=== YOUR TASK ===
Copy out the listing that follows exactly, dropping every picture.

=== SUPPLIED DATA ===
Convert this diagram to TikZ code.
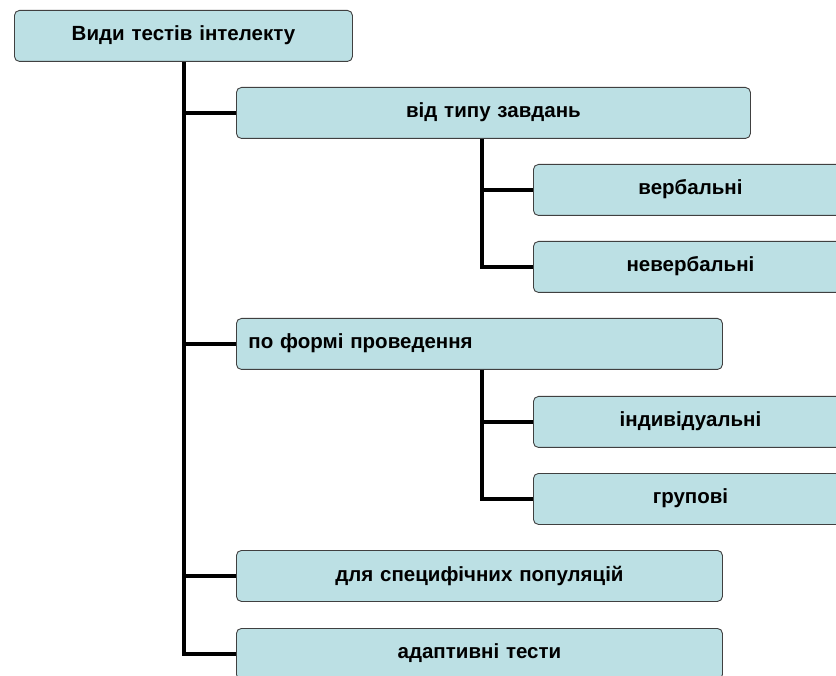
\documentclass[tikz,border=0pt]{standalone}
\usepackage{fontspec}
\setmainfont{Liberation Sans}
\definecolor{boxfill}{HTML}{BCE0E4}
\definecolor{boxline}{HTML}{404040}
\newcommand{\up}[1]{\raisebox{5pt}{#1}}
\begin{document}
\begin{tikzpicture}[x=1pt,y=-1pt,
  box/.style={draw=boxline, line width=0.9pt, fill=boxfill, rounded corners=5pt,
    minimum height=51pt, inner xsep=12pt, inner ysep=0pt, anchor=north west,
    font=\bfseries\fontsize{20.5}{24}\selectfont, align=center},
  conn/.style={line width=3.4pt, black}]
\clip (0,0) rectangle (836,676);
\useasboundingbox (0,0) rectangle (836,676);
% boxes
\node[box, minimum width=338pt, text width=314pt] (root) at (14,10) {\up{Види тестів інтелекту}};
\node[box, minimum width=514pt, text width=490pt] (b1) at (236,87) {\up{від типу завдань}};
\node[box, minimum width=314pt, text width=290pt] (b11) at (533,164) {\up{вербальні}};
\node[box, minimum width=314pt, text width=290pt] (b12) at (533,241) {\up{невербальні}};
\node[box, minimum width=486pt, text width=462pt, align=left] (b2) at (236,318) {\up{по формі проведення}};
\node[box, minimum width=314pt, text width=290pt] (b21) at (533,396) {\up{індивідуальні}};
\node[box, minimum width=314pt, text width=290pt] (b22) at (533,473) {\up{групові}};
\node[box, minimum width=486pt, text width=462pt] (b3) at (236,550) {\up{для специфічних популяцій}};
\node[box, minimum width=486pt, text width=462pt] (b4) at (236,628) {\up{адаптивні тести}};
% trunk coordinates
\coordinate (t) at (184,0);
\coordinate (s) at (482,0);
\draw[conn] (root.south -| t) -- (b4.west -| t) -- (b4.west);
\draw[conn] (b1.west -| t) -- (b1.west);
\draw[conn] (b2.west -| t) -- (b2.west);
\draw[conn] (b3.west -| t) -- (b3.west);
\draw[conn] (b1.south -| s) -- (b12.west -| s) -- (b12.west);
\draw[conn] (b11.west -| s) -- (b11.west);
\draw[conn] (b2.south -| s) -- (b22.west -| s) -- (b22.west);
\draw[conn] (b21.west -| s) -- (b21.west);
\end{tikzpicture}
\end{document}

=== FINAL RESULT ===
Convert this diagram to TikZ code.
\documentclass[tikz,border=0pt]{standalone}
\usepackage{fontspec}
\setmainfont{Liberation Sans}
\definecolor{boxfill}{HTML}{BCE0E4}
\definecolor{boxline}{HTML}{404040}
\newcommand{\up}[1]{\raisebox{5pt}{#1}}
\begin{document}
\begin{tikzpicture}[x=1pt,y=-1pt,
  box/.style={draw=boxline, line width=0.9pt, fill=boxfill, rounded corners=5pt,
    minimum height=51pt, inner xsep=12pt, inner ysep=0pt, anchor=north west,
    font=\bfseries\fontsize{20.5}{24}\selectfont, align=center},
  conn/.style={line width=3.4pt, black}]
\clip (0,0) rectangle (836,676);
\useasboundingbox (0,0) rectangle (836,676);
% boxes
\node[box, minimum width=338pt, text width=314pt] (root) at (14,10) {\up{Види тестів інтелекту}};
\node[box, minimum width=514pt, text width=490pt] (b1) at (236,87) {\up{від типу завдань}};
\node[box, minimum width=314pt, text width=290pt] (b11) at (533,164) {\up{вербальні}};
\node[box, minimum width=314pt, text width=290pt] (b12) at (533,241) {\up{невербальні}};
\node[box, minimum width=486pt, text width=462pt, align=left] (b2) at (236,318) {\up{по формі проведення}};
\node[box, minimum width=314pt, text width=290pt] (b21) at (533,396) {\up{індивідуальні}};
\node[box, minimum width=314pt, text width=290pt] (b22) at (533,473) {\up{групові}};
\node[box, minimum width=486pt, text width=462pt] (b3) at (236,550) {\up{для специфічних популяцій}};
\node[box, minimum width=486pt, text width=462pt] (b4) at (236,628) {\up{адаптивні тести}};
% trunk coordinates
\coordinate (t) at (184,0);
\coordinate (s) at (482,0);
\draw[conn] (root.south -| t) -- (b4.west -| t) -- (b4.west);
\draw[conn] (b1.west -| t) -- (b1.west);
\draw[conn] (b2.west -| t) -- (b2.west);
\draw[conn] (b3.west -| t) -- (b3.west);
\draw[conn] (b1.south -| s) -- (b12.west -| s) -- (b12.west);
\draw[conn] (b11.west -| s) -- (b11.west);
\draw[conn] (b2.south -| s) -- (b22.west -| s) -- (b22.west);
\draw[conn] (b21.west -| s) -- (b21.west);
\end{tikzpicture}
\end{document}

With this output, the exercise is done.